[RECORDS SUPPLIED start]

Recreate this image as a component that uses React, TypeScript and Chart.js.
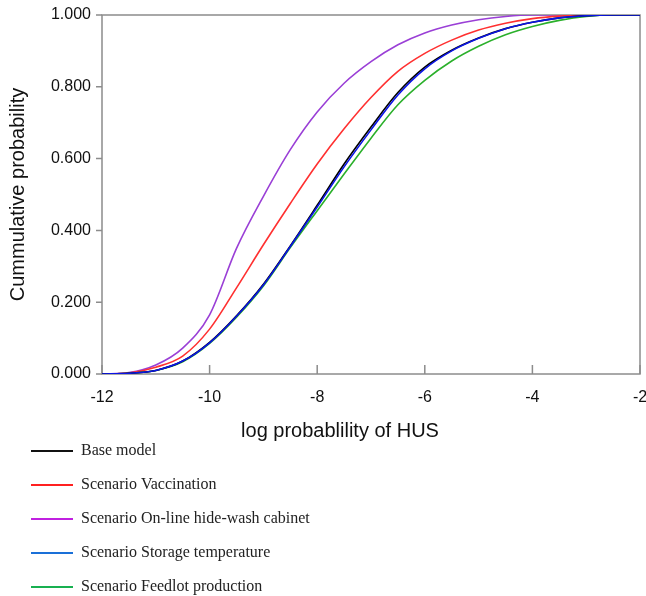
import React, { useEffect, useRef } from "react";
import { Chart, registerables } from "chart.js";

Chart.register(...registerables);

const xValues = [-12, -11.5, -11, -10.5, -10, -9.5, -9, -8.5, -8, -7.5, -7, -6.5, -6, -5.5, -5, -4.5, -4, -3.5, -3, -2.5, -2];

const baseModel = [0, 0.002, 0.01, 0.036, 0.088, 0.162, 0.25, 0.357, 0.47, 0.585, 0.688, 0.784, 0.855, 0.902, 0.936, 0.962, 0.98, 0.992, 0.998, 1, 1];
const vaccination = [0, 0.003, 0.019, 0.05, 0.125, 0.24, 0.36, 0.475, 0.585, 0.683, 0.77, 0.843, 0.893, 0.93, 0.958, 0.977, 0.99, 0.997, 1, 1, 1];
const hideWash = [0, 0.004, 0.025, 0.072, 0.165, 0.35, 0.495, 0.625, 0.73, 0.81, 0.87, 0.917, 0.95, 0.972, 0.987, 0.996, 1, 1, 1, 1, 1];
const storageTemp = [0, 0.002, 0.01, 0.036, 0.087, 0.161, 0.248, 0.355, 0.465, 0.577, 0.68, 0.777, 0.85, 0.9, 0.935, 0.962, 0.98, 0.992, 0.998, 1, 1];
const feedlot = [0, 0.002, 0.01, 0.034, 0.085, 0.158, 0.245, 0.352, 0.455, 0.557, 0.657, 0.75, 0.818, 0.872, 0.913, 0.945, 0.968, 0.985, 0.996, 1, 1];

const seriesNames = [
  "Base model",
  "Scenario Vaccination",
  "Scenario On-line hide-wash cabinet",
  "Scenario Storage temperature",
  "Scenario Feedlot production",
];
const seriesValues = [baseModel, vaccination, hideWash, storageTemp, feedlot];
const lineColors = ["#000000", "#ff3030", "#9a3fd6", "#0a14e6", "#2bb02b"];
const legendColors = ["#111111", "#ff2020", "#c020e0", "#1a70d8", "#18b050"];
const drawOrder = [1, 3, 4, 0, 2];

const yTicks = [0, 0.2, 0.4, 0.6, 0.8, 1.0];
const xTicks = [-12, -10, -8, -6, -4, -2];
const xTitle = "log probablility of HUS";
const yTitle = "Cummulative probability";

const SANS = "'Liberation Sans', Arial, sans-serif";
const SERIF = "'Liberation Serif', 'Times New Roman', serif";

const decorPlugin = {
  id: "decor",
  beforeDatasetsDraw(chart: any) {
    const { ctx, chartArea } = chart;
    const { left, right, top, bottom } = chartArea;
    const xs = chart.scales.x;
    const ys = chart.scales.y;
    ctx.save();
    ctx.strokeStyle = "#8c8c8c";
    ctx.lineWidth = 1.5;
    ctx.strokeRect(left, top, right - left, bottom - top);
    ctx.beginPath();
    yTicks.forEach((v) => {
      const y = ys.getPixelForValue(v);
      ctx.moveTo(left - 6, y);
      ctx.lineTo(left, y);
    });
    xTicks.forEach((v) => {
      const x = xs.getPixelForValue(v);
      ctx.moveTo(x, bottom);
      ctx.lineTo(x, bottom - 9);
    });
    ctx.stroke();
    ctx.restore();
  },
  afterDraw(chart: any) {
    const { ctx, chartArea } = chart;
    ctx.save();
    ctx.fillStyle = "#111";
    ctx.font = `20px ${SANS}`;
    ctx.textAlign = "center";
    ctx.textBaseline = "middle";
    ctx.fillText(xTitle, 340, 431);
    ctx.translate(18, (chartArea.top + chartArea.bottom) / 2);
    ctx.rotate(-Math.PI / 2);
    ctx.fillText(yTitle, 0, 0);
    ctx.restore();

    ctx.save();
    ctx.font = `16px ${SERIF}`;
    ctx.textAlign = "left";
    ctx.textBaseline = "middle";
    seriesNames.forEach((name, i) => {
      const y = 451 + i * 34;
      ctx.strokeStyle = legendColors[i];
      ctx.lineWidth = 2;
      ctx.beginPath();
      ctx.moveTo(31, y);
      ctx.lineTo(73, y);
      ctx.stroke();
      ctx.fillStyle = "#222";
      ctx.fillText(name, 81, y);
    });
    ctx.restore();
  },
};

export default function App() {
  const canvasRef = useRef<HTMLCanvasElement | null>(null);

  useEffect(() => {
    if (!canvasRef.current) return;
    const chart = new Chart(canvasRef.current, {
      type: "line",
      data: {
        datasets: seriesNames.map((name, i) => ({
          label: name,
          data: xValues.map((x, j) => ({ x, y: seriesValues[i][j] })),
          borderColor: lineColors[i],
          backgroundColor: lineColors[i],
          borderWidth: 1.6,
          pointRadius: 0,
          cubicInterpolationMode: "monotone" as const,
          fill: false,
          order: drawOrder[i],
        })),
      },
      options: {
        animation: false,
        responsive: true,
        maintainAspectRatio: false,
        layout: { padding: { left: 0, top: 15, right: 6, bottom: 152 } },
        plugins: { legend: { display: false }, tooltip: { enabled: false } },
        scales: {
          x: {
            type: "linear",
            min: -12,
            max: -2,
            grid: { display: false, drawTicks: false },
            border: { display: false },
            ticks: {
              stepSize: 2,
              padding: 14,
              color: "#111",
              font: { family: SANS, size: 16 },
              maxRotation: 0,
            },
            afterFit(scale: any) {
              scale.height = 70;
              scale.paddingLeft = 0;
              scale.paddingRight = 0;
            },
          },
          y: {
            type: "linear",
            min: 0,
            max: 1,
            grid: { display: false, drawTicks: false },
            border: { display: false },
            ticks: {
              stepSize: 0.2,
              padding: 11,
              color: "#111",
              font: { family: SANS, size: 16 },
              callback: (v: any) => Number(v).toFixed(3),
            },
            afterFit(scale: any) {
              scale.width = 102;
              scale.paddingTop = 0;
              scale.paddingBottom = 0;
            },
          },
        },
      },
      plugins: [decorPlugin],
    });
    return () => chart.destroy();
  }, []);

  return (
    <div style={{ position: "absolute", left: 0, top: 0, width: 646, height: 596, background: "#fff" }}>
      <canvas ref={canvasRef} />
    </div>
  );
}
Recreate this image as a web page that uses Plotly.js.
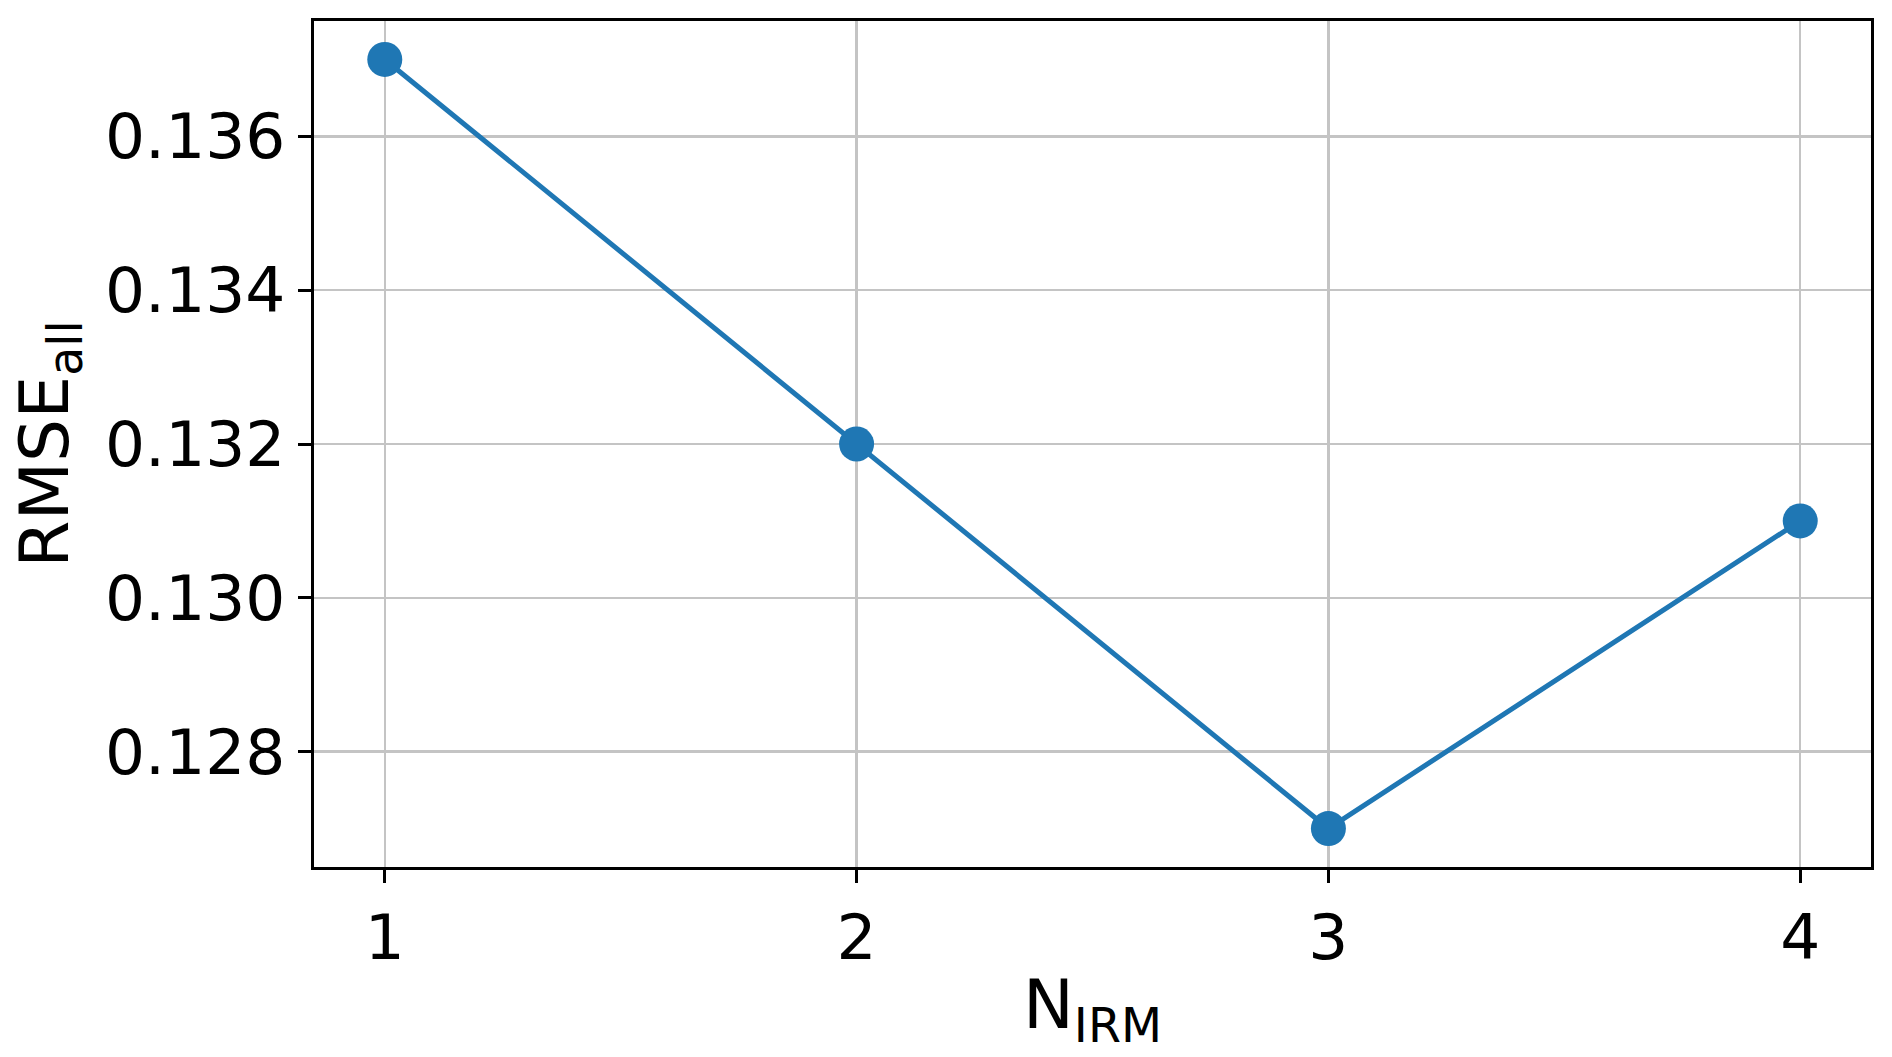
<!DOCTYPE html>
<html>
<head>
<meta charset="UTF-8">
<title>RMSE vs N_IRM</title>
<script src="https://cdn.plot.ly/plotly-3.0.1.min.js"></script>
<style>
  body { margin: 0; padding: 0; background: #fff; }
  #plot { width: 1892px; height: 1057px; }
</style>
</head>
<body>
<div id="plot"></div>
<script>
// data
const nIrm = [1, 2, 3, 4];
const rmseAll = [0.137, 0.132, 0.127, 0.131];
const yTicks = [0.128, 0.130, 0.132, 0.134, 0.136];
const yTickText = ['0.128', '0.130', '0.132', '0.134', '0.136'];

const font = 'DejaVu Sans, sans-serif';

const trace = {
  x: nIrm,
  y: rmseAll,
  type: 'scatter',
  mode: 'lines+markers',
  line: { color: '#1f77b4', width: 5 },
  marker: { color: '#1f77b4', size: 35 },
  cliponaxis: false,
  hoverinfo: 'skip'
};

const layout = {
  width: 1892,
  height: 1057,
  margin: { l: 314, r: 21, t: 21, b: 190 },
  paper_bgcolor: '#fff',
  plot_bgcolor: '#fff',
  showlegend: false,
  font: { family: font, color: '#000' },
  xaxis: {
    range: [0.85, 4.15],
    tickvals: nIrm,
    ticktext: nIrm.map(String),
    ticks: 'outside',
    ticklen: 13,
    tickwidth: 3,
    tickcolor: '#000',
    tickfont: { size: 63, family: font },
    showgrid: true,
    gridcolor: '#c4c4c4',
    gridwidth: 2.5,
    showline: true,
    linecolor: '#000',
    linewidth: 3,
    mirror: true,
    zeroline: false,
    title: { text: 'N<sub>IRM</sub>', font: { size: 68, family: font }, standoff: 8 }
  },
  yaxis: {
    range: [0.1265, 0.1375],
    tickvals: yTicks,
    ticktext: yTickText,
    ticks: 'outside',
    ticklen: 13,
    tickwidth: 3,
    tickcolor: '#000',
    tickfont: { size: 63, family: font },
    showgrid: true,
    gridcolor: '#c4c4c4',
    gridwidth: 2.5,
    showline: true,
    linecolor: '#000',
    linewidth: 3,
    mirror: true,
    zeroline: false,
    title: { text: 'RMSE<sub>all</sub>', font: { size: 68, family: font }, standoff: 15 }
  }
};

Plotly.newPlot('plot', [trace], layout, { staticPlot: true, displayModeBar: false });
</script>
</body>
</html>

[RECORDS SUPPLIED end]

* EXERCISE
Emit the lines of the material exactly, from its first line to the line containing "Chart.register(...registerables);", inclusive; leave every picture out.

* RESULT OF THIS EXERCISE
Recreate this image as a component that uses React, TypeScript and Chart.js.
import React, { useEffect, useRef } from "react";
import { Chart, registerables } from "chart.js";

Chart.register(...registerables);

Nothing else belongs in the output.